Thursday, 17 May 2012

1992 news: The ZX Spectrum is released



The ZX Spectrum was released to the World on 23 April 1982.  It followed on from the success of the ZX 80 and the ZX81.  All 3 computers were designed by a British guy called Clive Sinclair, later Sir Clive and released by Sinclair Research Ltd. The new Spectrum ("Speccy") was in colour though and it was a massive success story and really opened up home computing for the masses, along with the later Commodore 64.  Sir Clive popped up again in 1985, with less success!!

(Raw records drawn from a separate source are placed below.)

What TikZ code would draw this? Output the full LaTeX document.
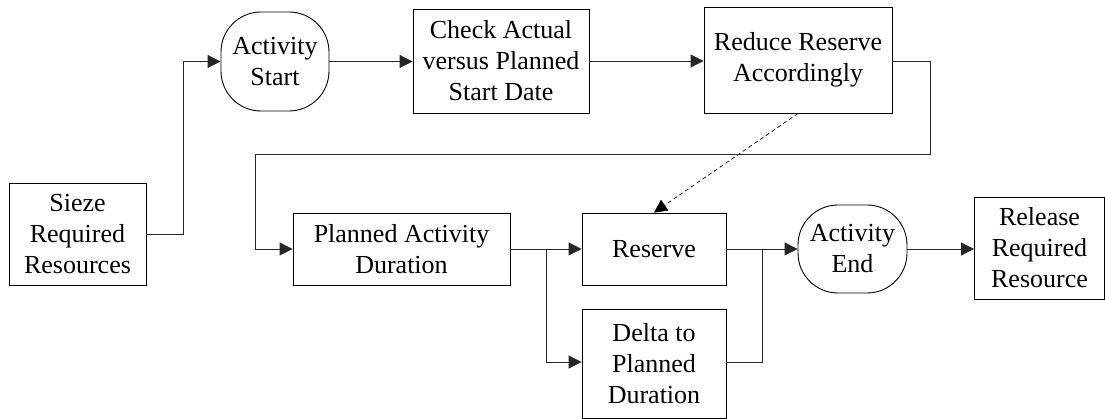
\documentclass[tikz,border=0pt]{standalone}
\usepackage{fontspec}
\newfontfamily\tnrfont{Liberation Serif}
\usetikzlibrary{arrows.meta}
\begin{document}
\begin{tikzpicture}[x=1pt,y=1pt,
  lbl/.style={font=\tnrfont\fontsize{26}{31}\selectfont, align=center, inner sep=0pt},
  box/.style={lbl, draw, line width=0.9pt},
  term/.style={lbl, draw, line width=0.9pt, rounded corners=40pt},
  conn/.style={line width=0.9pt, draw=black!85, -{Triangle[length=13pt,width=13pt]}},
  link/.style={line width=0.9pt, draw=black!85},
  dconn/.style={line width=0.7pt, dash pattern=on 4pt off 3pt, -{Triangle[length=13pt,width=13pt]}}]
\useasboundingbox (0,0) rectangle (1105,-419);
\node[box, minimum width=137pt, minimum height=102pt] (sieze) at (77.5,-234) {Sieze\\Required\\Resources};
\node[term, minimum width=108pt, minimum height=99pt] (astart) at (275,-61.5) {Activity\\Start};
\node[box, minimum width=176pt, minimum height=104pt] (check) at (501,-61) {Check Actual\\versus Planned\\Start Date};
\node[box, minimum width=188pt, minimum height=106pt] (reduce) at (798,-60) {Reduce Reserve\\Accordingly};
\node[box, minimum width=217pt, minimum height=72pt] (planned) at (401.5,-249) {Planned Activity\\Duration};
\node[box, minimum width=144pt, minimum height=72pt] (reserve) at (654,-249) {Reserve};
\node[box, minimum width=144pt, minimum height=109pt] (delta) at (654,-363.5) {Delta to\\Planned\\Duration};
\node[term, minimum width=109pt, minimum height=88pt] (aend) at (852.5,-249) {Activity\\End};
\node[box, minimum width=130pt, minimum height=102pt] (release) at (1039.5,-248) {Release\\Required\\Resource};
\coordinate (split) at (546,-249);
\coordinate (join) at (762,-249);
\draw[conn] (sieze.east) -- ++(37,0) |- (astart.west);
\draw[conn] (astart.east) -- (check.west |- astart.east);
\draw[conn] (check.east) -- (reduce.west |- check.east);
\draw[conn] (reduce.east |- 0,-61) -- (930,-61) -- (930,-154) -- (255,-154) |- (planned.west);
\draw[link] (planned.east) -- (split);
\draw[conn] (split) -- (reserve.west);
\draw[conn] (split) |- (delta.west |- 0,-362);
\draw[link] (reserve.east) -- (join);
\draw[link] (delta.east |- 0,-362) -| (join);
\draw[conn] (join) -- (aend.west);
\draw[conn] (aend.east) -- (release.west |- aend.east);
\draw[dconn] (reduce.south) -- (reserve.north);
\end{tikzpicture}
\end{document}
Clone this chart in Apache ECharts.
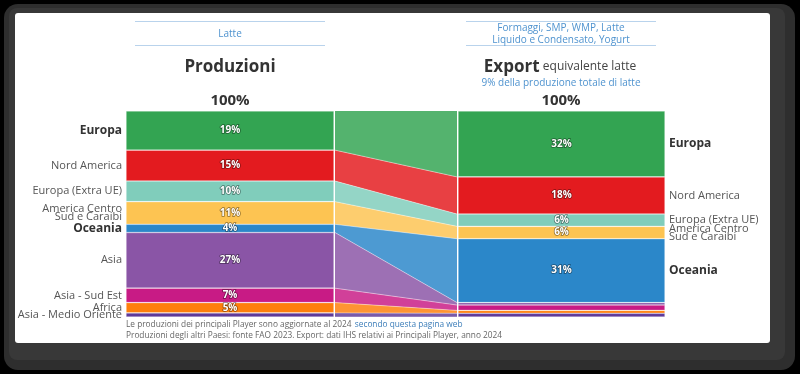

By todays standards, the Speccy was pretty under powered, with 16kb (yes, kilobytes) of RAM, however a 48kb version was also available.  A distinguishing feature of the original Speccy was the rubberised keyboard, with the keys set in a membrane.  These keyboards were not known for their long life and later on the keyboard was changed.

I had an original ZX Spectrum and in fact bought one again recently on ebay. One thing I forgot is how complicated the keyboard was.  Almost impossible to use! The programming language was Sinclair BASIC, which I seemed to be able to understand more aged about 13 than now!  It is fair to say that my iPad has completely nullified any knowledge I had in creating content in favour of consuming it!  The keyboard had a massive amount of shortcuts for some of the BASIC commands, such as a G in programming mode would produce GOTO on the screen.

One of the things most people remember about these machines was the storage and gaming, which was via cassette tape (yes, cassette...) and the noise that the machine made when uploading or downloading games and programs.



So, the Speccy has just turned 30.  It got a lot of major developers into computers, software is still produced for it and recently an updated emulator app with 100 games was released on iPad (with iCade support - yesssss).  Google did a very nice thing on 23 April 2012 (St George's Day in the UK).